• _REQUEST_
Print the data exactly, leaving nothing out.

• _RAW DATA_

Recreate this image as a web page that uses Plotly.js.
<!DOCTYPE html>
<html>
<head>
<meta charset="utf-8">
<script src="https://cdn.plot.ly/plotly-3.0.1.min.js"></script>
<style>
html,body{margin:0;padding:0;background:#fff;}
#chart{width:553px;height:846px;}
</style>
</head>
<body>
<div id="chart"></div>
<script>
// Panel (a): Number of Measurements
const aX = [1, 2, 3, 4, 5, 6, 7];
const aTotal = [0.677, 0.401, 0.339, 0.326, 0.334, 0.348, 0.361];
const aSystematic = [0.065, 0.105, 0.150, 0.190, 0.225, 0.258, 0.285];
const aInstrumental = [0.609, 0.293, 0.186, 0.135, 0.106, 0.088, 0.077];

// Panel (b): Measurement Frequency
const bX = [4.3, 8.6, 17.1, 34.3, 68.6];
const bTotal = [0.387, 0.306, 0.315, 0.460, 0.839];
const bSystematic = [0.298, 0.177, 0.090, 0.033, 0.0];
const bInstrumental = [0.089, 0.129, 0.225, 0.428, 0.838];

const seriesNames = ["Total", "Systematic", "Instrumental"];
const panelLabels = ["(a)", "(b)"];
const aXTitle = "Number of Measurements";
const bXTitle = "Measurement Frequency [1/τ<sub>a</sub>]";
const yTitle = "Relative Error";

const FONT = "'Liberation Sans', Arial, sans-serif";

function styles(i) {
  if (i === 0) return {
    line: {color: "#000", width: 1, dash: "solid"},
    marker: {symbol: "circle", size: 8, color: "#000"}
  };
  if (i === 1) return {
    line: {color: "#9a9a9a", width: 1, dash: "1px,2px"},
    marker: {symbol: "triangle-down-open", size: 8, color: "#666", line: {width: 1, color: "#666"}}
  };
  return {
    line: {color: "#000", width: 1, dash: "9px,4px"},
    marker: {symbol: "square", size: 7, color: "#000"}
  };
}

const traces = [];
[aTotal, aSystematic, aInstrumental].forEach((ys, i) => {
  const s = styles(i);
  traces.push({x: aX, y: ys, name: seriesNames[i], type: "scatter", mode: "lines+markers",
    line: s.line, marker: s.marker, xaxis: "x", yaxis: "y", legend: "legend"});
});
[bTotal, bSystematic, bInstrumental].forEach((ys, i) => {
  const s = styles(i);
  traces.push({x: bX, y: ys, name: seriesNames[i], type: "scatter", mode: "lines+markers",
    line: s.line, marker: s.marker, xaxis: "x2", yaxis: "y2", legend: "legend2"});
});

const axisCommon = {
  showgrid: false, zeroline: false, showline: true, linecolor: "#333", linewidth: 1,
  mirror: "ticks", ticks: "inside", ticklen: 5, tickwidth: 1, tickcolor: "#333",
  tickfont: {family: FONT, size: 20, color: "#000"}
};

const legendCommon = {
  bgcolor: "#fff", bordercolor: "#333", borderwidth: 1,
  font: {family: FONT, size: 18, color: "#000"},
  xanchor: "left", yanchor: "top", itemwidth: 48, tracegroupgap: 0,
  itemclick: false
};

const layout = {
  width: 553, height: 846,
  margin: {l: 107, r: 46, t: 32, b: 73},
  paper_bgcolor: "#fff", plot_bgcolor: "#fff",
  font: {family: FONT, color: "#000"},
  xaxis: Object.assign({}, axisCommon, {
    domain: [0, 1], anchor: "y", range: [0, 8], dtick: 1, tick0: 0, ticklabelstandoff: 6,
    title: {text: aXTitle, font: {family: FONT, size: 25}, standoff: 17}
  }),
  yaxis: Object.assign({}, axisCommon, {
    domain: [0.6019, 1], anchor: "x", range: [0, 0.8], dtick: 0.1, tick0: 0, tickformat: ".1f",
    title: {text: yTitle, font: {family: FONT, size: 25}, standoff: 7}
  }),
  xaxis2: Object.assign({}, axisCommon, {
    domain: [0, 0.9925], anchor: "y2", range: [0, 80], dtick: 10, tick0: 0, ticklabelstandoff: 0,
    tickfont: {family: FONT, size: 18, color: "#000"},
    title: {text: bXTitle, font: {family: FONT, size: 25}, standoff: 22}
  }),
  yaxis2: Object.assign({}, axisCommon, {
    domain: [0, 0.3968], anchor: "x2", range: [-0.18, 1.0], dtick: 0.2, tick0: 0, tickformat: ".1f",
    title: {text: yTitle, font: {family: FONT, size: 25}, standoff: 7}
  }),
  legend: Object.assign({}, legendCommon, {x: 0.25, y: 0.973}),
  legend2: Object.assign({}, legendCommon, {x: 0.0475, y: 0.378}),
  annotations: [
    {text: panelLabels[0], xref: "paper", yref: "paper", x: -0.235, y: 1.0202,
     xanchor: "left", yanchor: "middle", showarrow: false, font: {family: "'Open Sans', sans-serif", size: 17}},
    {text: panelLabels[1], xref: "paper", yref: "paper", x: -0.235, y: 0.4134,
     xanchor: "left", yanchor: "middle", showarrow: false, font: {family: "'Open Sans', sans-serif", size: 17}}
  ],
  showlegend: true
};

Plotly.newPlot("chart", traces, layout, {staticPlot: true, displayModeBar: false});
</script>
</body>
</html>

• _COMPLETED TASK_
Recreate this image as a web page that uses Plotly.js.
<!DOCTYPE html>
<html>
<head>
<meta charset="utf-8">
<script src="https://cdn.plot.ly/plotly-3.0.1.min.js"></script>
<style>
html,body{margin:0;padding:0;background:#fff;}
#chart{width:553px;height:846px;}
</style>
</head>
<body>
<div id="chart"></div>
<script>
// Panel (a): Number of Measurements
const aX = [1, 2, 3, 4, 5, 6, 7];
const aTotal = [0.677, 0.401, 0.339, 0.326, 0.334, 0.348, 0.361];
const aSystematic = [0.065, 0.105, 0.150, 0.190, 0.225, 0.258, 0.285];
const aInstrumental = [0.609, 0.293, 0.186, 0.135, 0.106, 0.088, 0.077];

// Panel (b): Measurement Frequency
const bX = [4.3, 8.6, 17.1, 34.3, 68.6];
const bTotal = [0.387, 0.306, 0.315, 0.460, 0.839];
const bSystematic = [0.298, 0.177, 0.090, 0.033, 0.0];
const bInstrumental = [0.089, 0.129, 0.225, 0.428, 0.838];

const seriesNames = ["Total", "Systematic", "Instrumental"];
const panelLabels = ["(a)", "(b)"];
const aXTitle = "Number of Measurements";
const bXTitle = "Measurement Frequency [1/τ<sub>a</sub>]";
const yTitle = "Relative Error";

const FONT = "'Liberation Sans', Arial, sans-serif";

function styles(i) {
  if (i === 0) return {
    line: {color: "#000", width: 1, dash: "solid"},
    marker: {symbol: "circle", size: 8, color: "#000"}
  };
  if (i === 1) return {
    line: {color: "#9a9a9a", width: 1, dash: "1px,2px"},
    marker: {symbol: "triangle-down-open", size: 8, color: "#666", line: {width: 1, color: "#666"}}
  };
  return {
    line: {color: "#000", width: 1, dash: "9px,4px"},
    marker: {symbol: "square", size: 7, color: "#000"}
  };
}

const traces = [];
[aTotal, aSystematic, aInstrumental].forEach((ys, i) => {
  const s = styles(i);
  traces.push({x: aX, y: ys, name: seriesNames[i], type: "scatter", mode: "lines+markers",
    line: s.line, marker: s.marker, xaxis: "x", yaxis: "y", legend: "legend"});
});
[bTotal, bSystematic, bInstrumental].forEach((ys, i) => {
  const s = styles(i);
  traces.push({x: bX, y: ys, name: seriesNames[i], type: "scatter", mode: "lines+markers",
    line: s.line, marker: s.marker, xaxis: "x2", yaxis: "y2", legend: "legend2"});
});

const axisCommon = {
  showgrid: false, zeroline: false, showline: true, linecolor: "#333", linewidth: 1,
  mirror: "ticks", ticks: "inside", ticklen: 5, tickwidth: 1, tickcolor: "#333",
  tickfont: {family: FONT, size: 20, color: "#000"}
};

const legendCommon = {
  bgcolor: "#fff", bordercolor: "#333", borderwidth: 1,
  font: {family: FONT, size: 18, color: "#000"},
  xanchor: "left", yanchor: "top", itemwidth: 48, tracegroupgap: 0,
  itemclick: false
};

const layout = {
  width: 553, height: 846,
  margin: {l: 107, r: 46, t: 32, b: 73},
  paper_bgcolor: "#fff", plot_bgcolor: "#fff",
  font: {family: FONT, color: "#000"},
  xaxis: Object.assign({}, axisCommon, {
    domain: [0, 1], anchor: "y", range: [0, 8], dtick: 1, tick0: 0, ticklabelstandoff: 6,
    title: {text: aXTitle, font: {family: FONT, size: 25}, standoff: 17}
  }),
  yaxis: Object.assign({}, axisCommon, {
    domain: [0.6019, 1], anchor: "x", range: [0, 0.8], dtick: 0.1, tick0: 0, tickformat: ".1f",
    title: {text: yTitle, font: {family: FONT, size: 25}, standoff: 7}
  }),
  xaxis2: Object.assign({}, axisCommon, {
    domain: [0, 0.9925], anchor: "y2", range: [0, 80], dtick: 10, tick0: 0, ticklabelstandoff: 0,
    tickfont: {family: FONT, size: 18, color: "#000"},
    title: {text: bXTitle, font: {family: FONT, size: 25}, standoff: 22}
  }),
  yaxis2: Object.assign({}, axisCommon, {
    domain: [0, 0.3968], anchor: "x2", range: [-0.18, 1.0], dtick: 0.2, tick0: 0, tickformat: ".1f",
    title: {text: yTitle, font: {family: FONT, size: 25}, standoff: 7}
  }),
  legend: Object.assign({}, legendCommon, {x: 0.25, y: 0.973}),
  legend2: Object.assign({}, legendCommon, {x: 0.0475, y: 0.378}),
  annotations: [
    {text: panelLabels[0], xref: "paper", yref: "paper", x: -0.235, y: 1.0202,
     xanchor: "left", yanchor: "middle", showarrow: false, font: {family: "'Open Sans', sans-serif", size: 17}},
    {text: panelLabels[1], xref: "paper", yref: "paper", x: -0.235, y: 0.4134,
     xanchor: "left", yanchor: "middle", showarrow: false, font: {family: "'Open Sans', sans-serif", size: 17}}
  ],
  showlegend: true
};

Plotly.newPlot("chart", traces, layout, {staticPlot: true, displayModeBar: false});
</script>
</body>
</html>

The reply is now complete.